§ Task description: Wherever the string "this" appears in the listing, copy that line.

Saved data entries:
────────
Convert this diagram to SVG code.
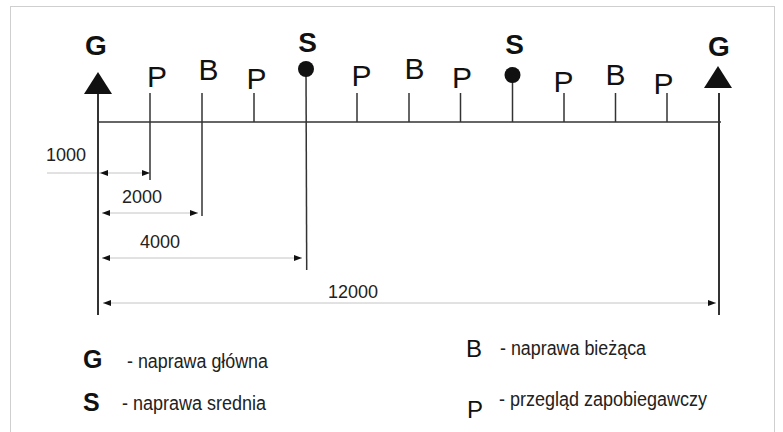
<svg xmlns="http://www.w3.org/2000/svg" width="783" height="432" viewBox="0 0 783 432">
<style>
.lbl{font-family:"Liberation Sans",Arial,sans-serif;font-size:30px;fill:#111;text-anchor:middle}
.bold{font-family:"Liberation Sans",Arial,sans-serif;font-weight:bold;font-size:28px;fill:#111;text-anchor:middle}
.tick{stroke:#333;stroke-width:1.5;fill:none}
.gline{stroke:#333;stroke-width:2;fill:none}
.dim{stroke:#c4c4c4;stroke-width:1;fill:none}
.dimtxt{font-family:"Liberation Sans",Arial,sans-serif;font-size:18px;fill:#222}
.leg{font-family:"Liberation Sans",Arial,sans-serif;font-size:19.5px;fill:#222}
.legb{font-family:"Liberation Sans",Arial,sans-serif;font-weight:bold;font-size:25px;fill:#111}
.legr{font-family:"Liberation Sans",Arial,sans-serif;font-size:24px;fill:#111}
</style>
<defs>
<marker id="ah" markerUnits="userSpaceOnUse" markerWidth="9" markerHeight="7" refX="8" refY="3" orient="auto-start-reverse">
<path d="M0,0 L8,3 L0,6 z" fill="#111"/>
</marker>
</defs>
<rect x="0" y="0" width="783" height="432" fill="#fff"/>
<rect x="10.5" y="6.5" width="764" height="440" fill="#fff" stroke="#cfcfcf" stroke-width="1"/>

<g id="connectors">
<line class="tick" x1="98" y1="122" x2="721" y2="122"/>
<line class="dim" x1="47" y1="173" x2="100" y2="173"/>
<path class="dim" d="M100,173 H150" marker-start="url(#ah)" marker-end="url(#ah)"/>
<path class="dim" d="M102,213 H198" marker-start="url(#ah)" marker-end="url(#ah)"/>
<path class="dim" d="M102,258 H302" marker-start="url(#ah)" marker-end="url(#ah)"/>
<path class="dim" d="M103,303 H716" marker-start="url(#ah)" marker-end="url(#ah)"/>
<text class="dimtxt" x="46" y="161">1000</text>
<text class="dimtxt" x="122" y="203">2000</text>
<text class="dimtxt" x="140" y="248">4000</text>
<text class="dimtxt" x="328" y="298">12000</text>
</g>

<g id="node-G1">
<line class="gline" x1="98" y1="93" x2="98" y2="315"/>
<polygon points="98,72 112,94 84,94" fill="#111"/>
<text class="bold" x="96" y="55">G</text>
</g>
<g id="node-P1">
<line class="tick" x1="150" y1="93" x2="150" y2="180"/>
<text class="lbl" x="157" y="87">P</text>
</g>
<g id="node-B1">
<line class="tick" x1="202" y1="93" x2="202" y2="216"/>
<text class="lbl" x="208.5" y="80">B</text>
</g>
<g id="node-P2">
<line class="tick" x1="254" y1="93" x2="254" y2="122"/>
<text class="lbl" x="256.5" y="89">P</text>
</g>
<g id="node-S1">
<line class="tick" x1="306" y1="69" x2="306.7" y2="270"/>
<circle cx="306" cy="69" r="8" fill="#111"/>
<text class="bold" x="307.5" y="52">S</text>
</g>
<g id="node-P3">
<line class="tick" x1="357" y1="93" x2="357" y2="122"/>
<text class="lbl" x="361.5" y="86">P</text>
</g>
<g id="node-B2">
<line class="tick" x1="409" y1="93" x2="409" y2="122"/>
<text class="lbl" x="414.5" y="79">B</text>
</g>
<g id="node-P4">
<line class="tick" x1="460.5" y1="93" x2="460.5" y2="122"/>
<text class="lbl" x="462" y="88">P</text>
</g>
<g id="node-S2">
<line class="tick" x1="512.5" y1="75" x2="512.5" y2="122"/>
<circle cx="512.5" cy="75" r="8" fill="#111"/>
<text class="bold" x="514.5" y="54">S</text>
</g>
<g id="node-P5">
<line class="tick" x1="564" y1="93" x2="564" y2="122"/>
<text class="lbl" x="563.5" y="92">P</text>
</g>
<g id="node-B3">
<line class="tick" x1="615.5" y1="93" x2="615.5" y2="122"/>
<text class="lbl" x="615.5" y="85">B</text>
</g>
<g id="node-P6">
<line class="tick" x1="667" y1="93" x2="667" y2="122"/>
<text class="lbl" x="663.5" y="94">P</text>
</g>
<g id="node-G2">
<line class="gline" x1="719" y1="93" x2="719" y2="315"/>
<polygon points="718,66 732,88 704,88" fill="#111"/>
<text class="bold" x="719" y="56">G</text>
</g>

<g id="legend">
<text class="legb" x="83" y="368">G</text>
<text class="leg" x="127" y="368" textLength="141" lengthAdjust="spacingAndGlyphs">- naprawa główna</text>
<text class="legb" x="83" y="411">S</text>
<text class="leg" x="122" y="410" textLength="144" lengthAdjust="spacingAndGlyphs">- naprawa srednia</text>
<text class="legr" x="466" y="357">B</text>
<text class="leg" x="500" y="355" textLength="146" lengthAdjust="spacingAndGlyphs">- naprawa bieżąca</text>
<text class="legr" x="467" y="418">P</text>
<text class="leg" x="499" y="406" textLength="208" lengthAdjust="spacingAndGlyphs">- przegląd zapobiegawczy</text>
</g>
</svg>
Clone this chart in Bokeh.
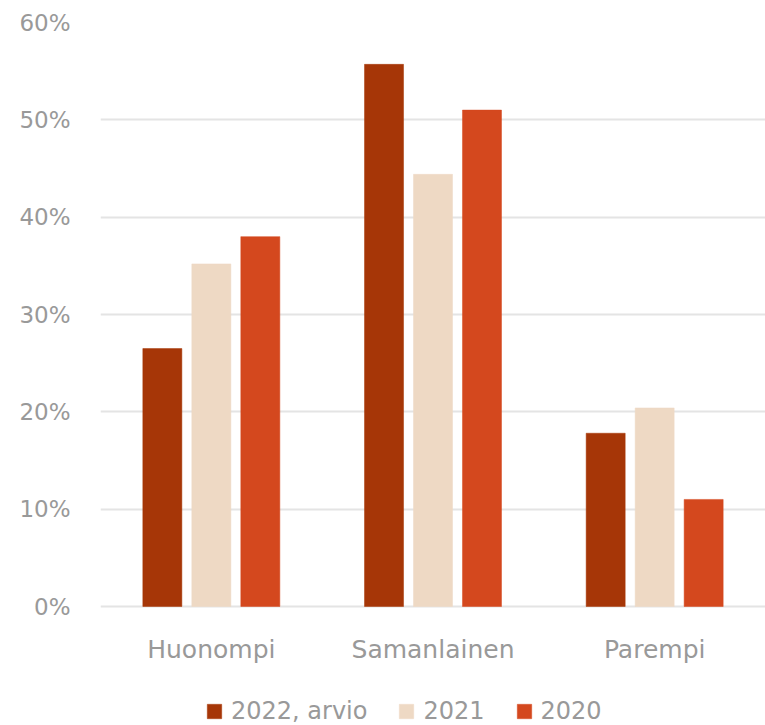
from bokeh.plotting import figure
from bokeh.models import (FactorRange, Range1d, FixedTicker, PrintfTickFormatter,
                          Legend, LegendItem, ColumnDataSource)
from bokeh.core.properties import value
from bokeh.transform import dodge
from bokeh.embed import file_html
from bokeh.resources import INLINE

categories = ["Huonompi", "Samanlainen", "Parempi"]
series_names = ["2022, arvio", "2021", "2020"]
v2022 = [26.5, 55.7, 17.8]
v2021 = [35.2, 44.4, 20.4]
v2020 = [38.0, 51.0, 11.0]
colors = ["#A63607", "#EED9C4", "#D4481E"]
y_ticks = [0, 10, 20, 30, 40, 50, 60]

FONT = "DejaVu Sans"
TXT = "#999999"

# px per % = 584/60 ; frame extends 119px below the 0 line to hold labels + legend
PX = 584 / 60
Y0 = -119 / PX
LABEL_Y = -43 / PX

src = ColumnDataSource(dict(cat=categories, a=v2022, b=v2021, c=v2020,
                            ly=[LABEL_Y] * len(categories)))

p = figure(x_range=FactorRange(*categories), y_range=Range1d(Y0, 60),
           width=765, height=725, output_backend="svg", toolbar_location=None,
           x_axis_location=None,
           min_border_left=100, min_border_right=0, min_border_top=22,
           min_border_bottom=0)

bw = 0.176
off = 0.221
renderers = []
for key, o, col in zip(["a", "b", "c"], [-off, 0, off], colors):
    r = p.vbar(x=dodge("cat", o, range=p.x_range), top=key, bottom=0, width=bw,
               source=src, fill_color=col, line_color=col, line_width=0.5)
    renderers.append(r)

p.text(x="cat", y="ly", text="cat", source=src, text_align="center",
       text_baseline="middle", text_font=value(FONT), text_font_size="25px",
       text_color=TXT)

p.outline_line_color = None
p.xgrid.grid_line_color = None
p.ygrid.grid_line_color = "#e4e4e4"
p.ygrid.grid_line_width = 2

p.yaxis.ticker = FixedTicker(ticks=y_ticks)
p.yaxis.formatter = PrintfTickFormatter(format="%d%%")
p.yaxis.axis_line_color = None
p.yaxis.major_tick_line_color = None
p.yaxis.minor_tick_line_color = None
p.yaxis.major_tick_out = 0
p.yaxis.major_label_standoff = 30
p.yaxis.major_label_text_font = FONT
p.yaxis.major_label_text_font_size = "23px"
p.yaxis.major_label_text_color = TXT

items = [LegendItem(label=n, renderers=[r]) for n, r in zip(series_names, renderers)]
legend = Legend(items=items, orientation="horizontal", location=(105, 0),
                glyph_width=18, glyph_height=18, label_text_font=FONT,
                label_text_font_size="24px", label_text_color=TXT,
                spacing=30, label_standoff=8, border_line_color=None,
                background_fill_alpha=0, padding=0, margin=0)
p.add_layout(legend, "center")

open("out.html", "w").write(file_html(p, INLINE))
────────
§ Full answer:
Convert this diagram to SVG code.
Clone this chart in Bokeh.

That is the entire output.